**Short task**
Extract word for word the lines of the listing from its start to the line holding "const font = 'Liberation Sans';", both ends kept; pictures are not part of the copy.

**Data extract**

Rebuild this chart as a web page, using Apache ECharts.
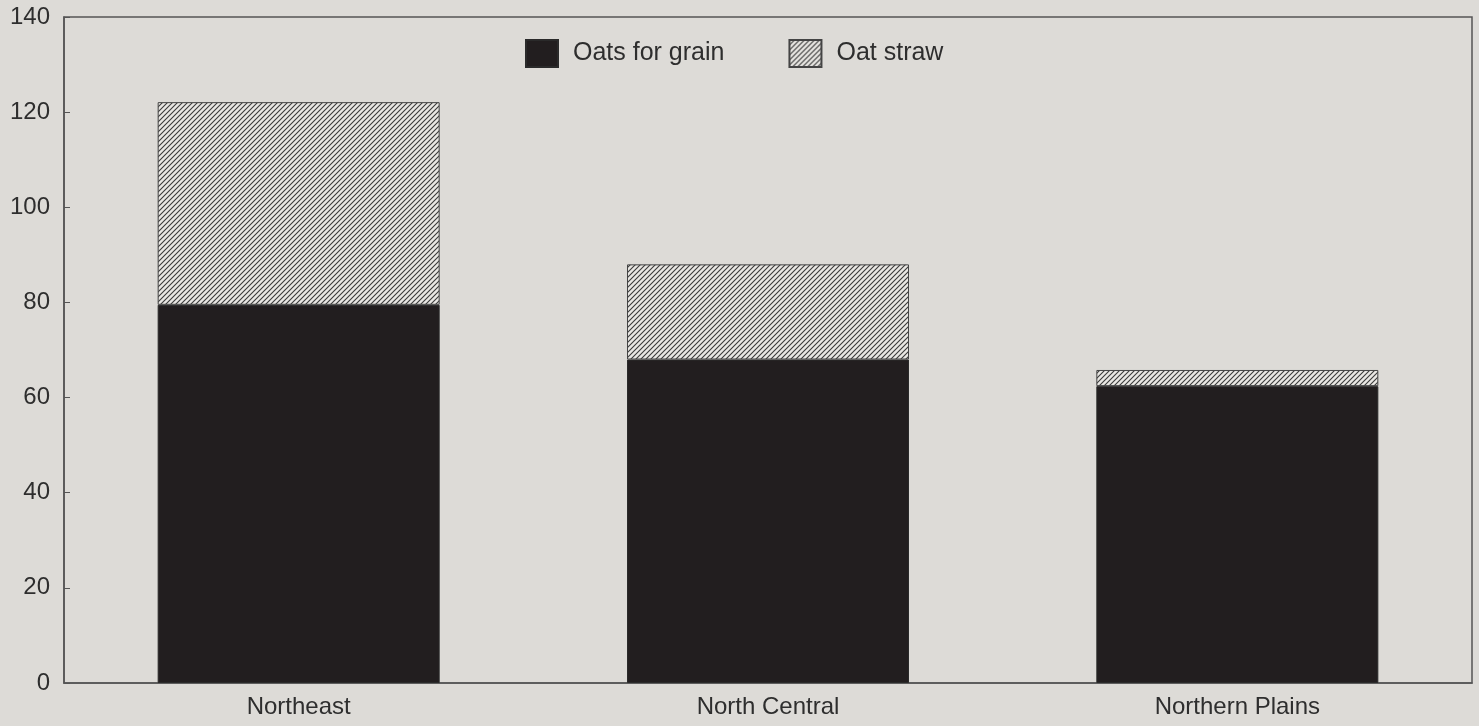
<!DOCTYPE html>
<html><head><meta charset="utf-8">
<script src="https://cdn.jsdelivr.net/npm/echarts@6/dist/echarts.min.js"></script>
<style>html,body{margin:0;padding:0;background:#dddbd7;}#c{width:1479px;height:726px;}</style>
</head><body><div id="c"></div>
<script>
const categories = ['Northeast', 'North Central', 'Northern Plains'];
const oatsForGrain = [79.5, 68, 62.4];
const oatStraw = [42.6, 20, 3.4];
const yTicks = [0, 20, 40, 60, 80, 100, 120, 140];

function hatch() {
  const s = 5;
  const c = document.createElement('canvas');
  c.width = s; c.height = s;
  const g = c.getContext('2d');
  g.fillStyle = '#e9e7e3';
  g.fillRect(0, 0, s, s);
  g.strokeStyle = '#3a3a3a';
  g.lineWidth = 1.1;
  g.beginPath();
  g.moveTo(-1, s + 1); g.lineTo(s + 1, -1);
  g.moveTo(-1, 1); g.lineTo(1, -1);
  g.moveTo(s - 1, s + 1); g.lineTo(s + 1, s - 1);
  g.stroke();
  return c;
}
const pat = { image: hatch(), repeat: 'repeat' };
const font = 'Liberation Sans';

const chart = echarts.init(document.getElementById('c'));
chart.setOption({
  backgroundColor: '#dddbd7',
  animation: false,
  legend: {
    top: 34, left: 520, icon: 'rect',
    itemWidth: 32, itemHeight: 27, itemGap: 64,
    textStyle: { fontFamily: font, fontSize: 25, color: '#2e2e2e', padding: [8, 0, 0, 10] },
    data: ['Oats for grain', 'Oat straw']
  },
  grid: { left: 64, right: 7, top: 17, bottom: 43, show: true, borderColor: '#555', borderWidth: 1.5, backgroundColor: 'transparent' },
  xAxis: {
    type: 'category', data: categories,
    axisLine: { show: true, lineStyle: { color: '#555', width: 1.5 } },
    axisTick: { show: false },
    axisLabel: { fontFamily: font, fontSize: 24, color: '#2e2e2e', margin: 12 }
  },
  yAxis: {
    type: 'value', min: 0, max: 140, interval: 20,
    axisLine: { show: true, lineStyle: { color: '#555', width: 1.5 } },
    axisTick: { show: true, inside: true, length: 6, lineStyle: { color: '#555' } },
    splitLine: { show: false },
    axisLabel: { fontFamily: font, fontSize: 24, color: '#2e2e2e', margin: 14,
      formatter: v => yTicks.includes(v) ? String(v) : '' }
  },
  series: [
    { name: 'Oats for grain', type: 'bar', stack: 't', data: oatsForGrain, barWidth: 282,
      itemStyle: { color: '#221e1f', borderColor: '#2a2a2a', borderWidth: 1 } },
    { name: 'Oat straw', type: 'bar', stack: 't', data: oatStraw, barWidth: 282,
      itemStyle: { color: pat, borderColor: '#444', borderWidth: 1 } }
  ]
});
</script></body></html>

**Response**
Rebuild this chart as a web page, using Apache ECharts.
<!DOCTYPE html>
<html><head><meta charset="utf-8">
<script src="https://cdn.jsdelivr.net/npm/echarts@6/dist/echarts.min.js"></script>
<style>html,body{margin:0;padding:0;background:#dddbd7;}#c{width:1479px;height:726px;}</style>
</head><body><div id="c"></div>
<script>
const categories = ['Northeast', 'North Central', 'Northern Plains'];
const oatsForGrain = [79.5, 68, 62.4];
const oatStraw = [42.6, 20, 3.4];
const yTicks = [0, 20, 40, 60, 80, 100, 120, 140];

function hatch() {
  const s = 5;
  const c = document.createElement('canvas');
  c.width = s; c.height = s;
  const g = c.getContext('2d');
  g.fillStyle = '#e9e7e3';
  g.fillRect(0, 0, s, s);
  g.strokeStyle = '#3a3a3a';
  g.lineWidth = 1.1;
  g.beginPath();
  g.moveTo(-1, s + 1); g.lineTo(s + 1, -1);
  g.moveTo(-1, 1); g.lineTo(1, -1);
  g.moveTo(s - 1, s + 1); g.lineTo(s + 1, s - 1);
  g.stroke();
  return c;
}
const pat = { image: hatch(), repeat: 'repeat' };
const font = 'Liberation Sans';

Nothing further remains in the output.